My problem is that the debate has not been rigorous enough about high stakes issues such as global warming, addressing national poverty and standing up for civil liberties. Instead both candidates are wrapped up in their intense personal drama. It seems Obama wants to elevate the conversation as he did with his response to the Reverend Wright controversy. But neither the media, wealthy corporatist Democratic Party donors or Senator Clinton herself believe an elevated debate is in their interest. Too often the Obama campaign has taken Clinton's bottom feeding bait.

At this point Senator Obama should ignore Senator Clinton and not allow her campaign to debase his message. It’s counter-intuitive to ignore a rival candidate’s rhetorical bombast. But Senator Clinton has crossed the George W. Bush credibility threshold in recent days. Everything she says is viewed through the prism of suspicion and disbelief. Hence, her critique of Obama is no longer effective. Obama therefore has the luxury to tweak his general election message and avoid further alienating Clinton’s supporters.

Clinton can best serve her own legacy, the party and nation if she aims for a higher tone, pushes Obama on issues such as healthcare as she has throughout the campaign and the metastasizing credit crisis. Unfortunately, she's chosen bottom feeding over honor.
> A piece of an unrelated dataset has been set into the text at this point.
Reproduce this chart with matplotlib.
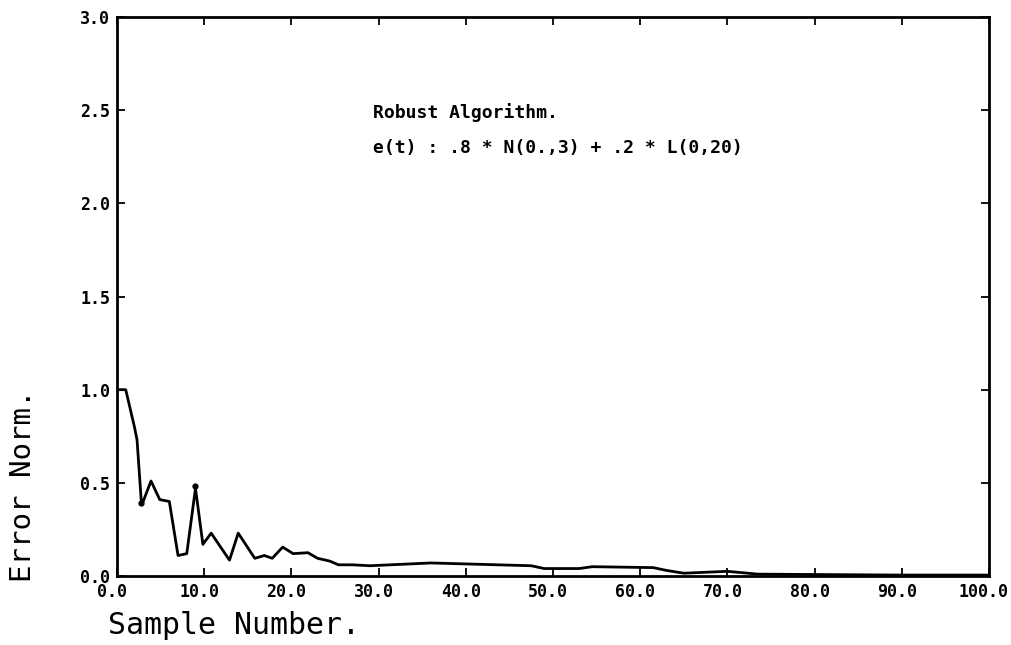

Can you just imagine what position Clinton would be in today if she had seized the moment following the Reverent Wright controversy in a positive way? Obama was struggling before delivering his tour de force and Clinton had an opportunity to fill the void. But she was cautious and let the moment pass. Then following Clinton’s own controversy about her so-called dangerous mission in Bosnia, she opted to exploit white resentment and fear. Sadly, those ends justify the means tactics is a window into the kind of president she would be. Thankfully though, Clinton has strengthened and enhanced Obama's candidacy in spite of her cynicism.